27 juin 2013

Fichiers personnels: quid des fichiers émanant de la messagerie personnelle du salarié intégrés sur le disque dur professionnel ?

Dans un arrêt du 19 juin 2013 (n°12-12138, P+ B), la chambre sociale de la Cour de cassation se penche à nouveau sur la vie privée du salarié au travail et sur l’accès aux fichiers identifiés ou non comme personnels. La question à laquelle la Cour répond est la suivante : quid de la nature des fichiers émanant de la messagerie personnelle du salarié et intégrés sur le disque dur professionnel ?

Un directeur artistique d’une agence de publicité licencié pour faute grave conteste son licenciement. La cour d’appel avait dit le licenciement dépourvu de cause réelle et sérieuse au motif d’un mode de preuve illicite : selon les juges du fond, l'expert mandaté par la société avait notamment accédé aux dossiers et aux fichiers personnels du salarié, ainsi qu'aux courriels échangés entre ce dernier et l'un de ses collègues à partir de leurs adresses électroniques personnelles.

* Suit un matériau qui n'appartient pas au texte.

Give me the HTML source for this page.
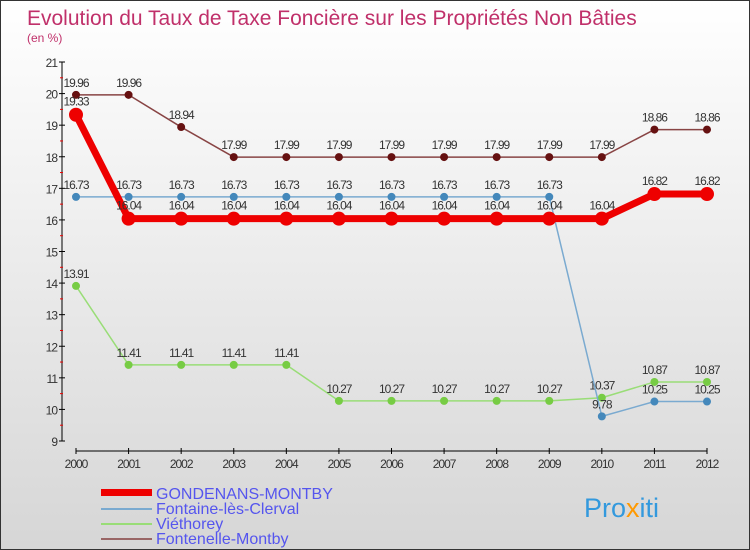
<!DOCTYPE html>
<html><head><meta charset="utf-8"><style>
body{margin:0}
#wrap{width:748px;height:548px;border:1px solid #333;background:linear-gradient(#ffffff,#d6d6d6);position:relative;overflow:hidden;font-family:"Liberation Sans",sans-serif}
</style></head><body>
<div id="wrap">
<svg id="svg" width="748" height="548" xmlns="http://www.w3.org/2000/svg">
<text x="26" y="24" font-size="21" fill="#c0306a" font-weight="300">Evolution du Taux de Taxe Foncière sur les Propriétés Non Bâties</text>
<text x="26" y="41" font-size="12" fill="#c0306a">(en %)</text>
<g id="axes"></g><g id="series"></g>
<g id="legend" font-size="16" fill="#5555ee">
<rect x="100" y="488" width="51" height="7" fill="#ee0000"/>
<text x="155" y="498">GONDENANS-MONTBY</text>
<rect x="100" y="507" width="51" height="2" fill="#7aaad0"/>
<text x="155" y="513">Fontaine-lès-Clerval</text>
<rect x="100" y="522" width="51" height="2" fill="#99dd77"/>
<text x="155" y="528">Viéthorey</text>
<rect x="100" y="537" width="51" height="2" fill="#996666"/>
<text x="155" y="543">Fontenelle-Montby</text>
</g>
<text x="583" y="516" font-size="27" fill="#3399dd">Pro<tspan fill="#ff9900">x</tspan>iti</text>
</svg></div>
<script>
const years=[2000,2001,2002,2003,2004,2005,2006,2007,2008,2009,2010,2011,2012];
const yTicks=[9,10,11,12,13,14,15,16,17,18,19,20,21];
const gondenans=[19.33,16.04,16.04,16.04,16.04,16.04,16.04,16.04,16.04,16.04,16.04,16.82,16.82];
const fontaine=[16.73,16.73,16.73,16.73,16.73,16.73,16.73,16.73,16.73,16.73,9.78,10.25,10.25];
const viethorey=[13.91,11.41,11.41,11.41,11.41,10.27,10.27,10.27,10.27,10.27,10.37,10.87,10.87];
const fontenelle=[19.96,19.96,18.94,17.99,17.99,17.99,17.99,17.99,17.99,17.99,17.99,18.86,18.86];
const NS="http://www.w3.org/2000/svg";
const X=i=>75+i*(631/12);
const Y=v=>440-(v-9)*(379/12);
function mk(tag,attrs,parent,txt){const e=document.createElementNS(NS,tag);for(const k in attrs)e.setAttribute(k,attrs[k]);if(txt!==undefined)e.textContent=txt;parent.appendChild(e);return e;}
const ax=document.getElementById('axes');
let e=mk('line',{x1:61,y1:61,x2:61,y2:440,stroke:'#000','stroke-width':1},ax);


yTicks.forEach(t=>{
 mk('line',{x1:58,y1:Y(t),x2:64,y2:Y(t),stroke:'#000'},ax);
 if(t<21)mk('line',{x1:59,y1:Y(t+0.5),x2:62,y2:Y(t+0.5),stroke:'#e00'},ax);
 const l=mk('text',{x:56,y:Y(t)+5,'text-anchor':'end','font-size':12,fill:'#333','letter-spacing':'-1'},ax,t);
 
 
});
e=mk('line',{x1:75,y1:450,x2:706,y2:450,stroke:'#000'},ax);


years.forEach((y,i)=>{
 mk('line',{x1:X(i),y1:447,x2:X(i),y2:453,stroke:'#000'},ax);
 const l=mk('text',{x:X(i),y:467,'text-anchor':'middle','font-size':12,fill:'#333','letter-spacing':'-1'},ax,y);
 
 
});
const sg=document.getElementById('series');
function series(data,name,color,w,r,dot,lblOff){
 const g=mk('g',{},sg);
 
 
 const p=mk('polyline',{points:data.map((v,i)=>X(i)+','+Y(v)).join(' '),fill:'none',stroke:color,'stroke-width':w,'stroke-linejoin':'round'},g);
 
 
 data.forEach((v,i)=>{
  const c=mk('circle',{cx:X(i),cy:Y(v),r:r,fill:dot},g);
  
  
  const t=mk('text',{x:X(i),y:Y(v)+lblOff,'text-anchor':'middle','font-size':12,fill:'#333','letter-spacing':'-1'},g,v);
  
  
 });
}
series(viethorey,'viethorey','#99dd77',1.5,4,'#77cc44',-8);
series(fontaine,'fontaine','#7aaad0',1.5,4,'#4488bb',-8);
series(fontenelle,'fontenelle','#884444',1.5,4,'#661111',-8);
series(gondenans,'gondenans','#ee0000',7,7,'#ee0000',-9);
</script>
</body></html>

Or, la Cour de cassation relève :
d’une part que “l'expert avait exclu de son rapport les fichiers et dossiers identifiés comme étant personnels au salarié, ce dont il résultait que l'employeur n'y avait pas eu accès,
 d'autre part que des courriels et fichiers intégrés dans le disque dur de l'ordinateur mis à disposition du salarié par l'employeur ne sont pas identifiés comme personnels du seul fait qu'ils émanent initialement de la messagerie électronique personnelle du salarié ”.
Voici donc un précision supplémentaire dans la jurisprudence de la Cour de cassation, laquelle casse l’arrêt de la cour d’appel au visa des articles 9 du code civil (“chacun a droit au respect de sa vie privée”) et 9 du code de procédure civile.
L’intégration sur le disque dur professionnel de messages ou fichiers émanant d’une messagerie personnelle colore ces derniers, sans mention explicite contraire, d’une nature professionnelle présumée…
Ceci est cohérent avec la jurisprudence du 12 février 2013 sur la clé USB (Une clé USB connectée à un outil informatique est présumée utilisée à des fins professionnelles, LexGo). A contrario, ne serait-ce pas présumer aussi que le salarié a droit à tout le moins de traiter des dossiers professionnels sur sa messagerie personnelle ?

Source : Lexbase.fr
Voir aussi : Les documents personnels “numériques” et “papier” du salarié, au centre de nouveaux arrêts de la Cour de cassation, LexGo, 19 sept. 2012.

L’arrêt :
“Vu les articles 9 du code civil et 9 du code de procédure civile ;
Attendu que les dossiers et fichiers créés par un salarié grâce à l'outil informatique mis à sa disposition par son employeur pour l'exécution de son travail sont présumés, sauf si le salarié les identifie comme étant personnels, avoir un caractère professionnel de sorte que l'employeur peut y avoir accès hors sa présence ; (…)
Attendu que pour dire le licenciement dépourvu de cause réelle et sérieuse, l'arrêt retient que selon le rapport établi le 20 mars 2008 par l'expert mandaté par l'employeur, des messages, se trouvant sur le disque dur de l'ordinateur professionnel du salarié, ont été envoyés à ce dernier sur sa messagerie personnelle entre le 20 février 2008 et le 4 mars 2008 et que par ailleurs plusieurs dossiers et fichiers expressément nommés « perso » ou « personnels » découverts sur le disque dur, ont été exclus du rapport d'expertise ; qu'en dehors de la présence de l'huissier de justice qui s'est borné à assister au retrait du disque dur et à la prise de copie de son contenu, l'expert mandaté par la seule société Y & R, a accédé aux dossiers et aux fichiers personnels du salarié, ainsi qu'aux courriels échangés entre ce dernier et l'un de ses collègues à partir de leurs adresses électroniques personnelles ; que cet accès effectué par un tiers mandaté par l'employeur, en dehors de la présence du salarié qui n'a pas été dûment appelé ou de ses représentants, constitue une atteinte au respect de sa vie privée et de ce fait un mode de preuve illicite ; que dans ces conditions les constatations effectuées par l'expert pour le compte de la société Y & R sont inopposables au salarié ;
Qu'en statuant ainsi, alors d'une part qu'elle avait constaté que l'expert avait exclu de son rapport les fichiers et dossiers identifiés comme étant personnels au salarié, ce dont il résultait que l'employeur n'y avait pas eu accès, d'autre part que des courriels et fichiers intégrés dans le disque dur de l'ordinateur mis à disposition du salarié par l'employeur ne sont pas identifiés comme personnels du seul fait qu'ils émanent initialement de la messagerie électronique personnelle du salarié, la cour d'appel a violé les textes susvisés”.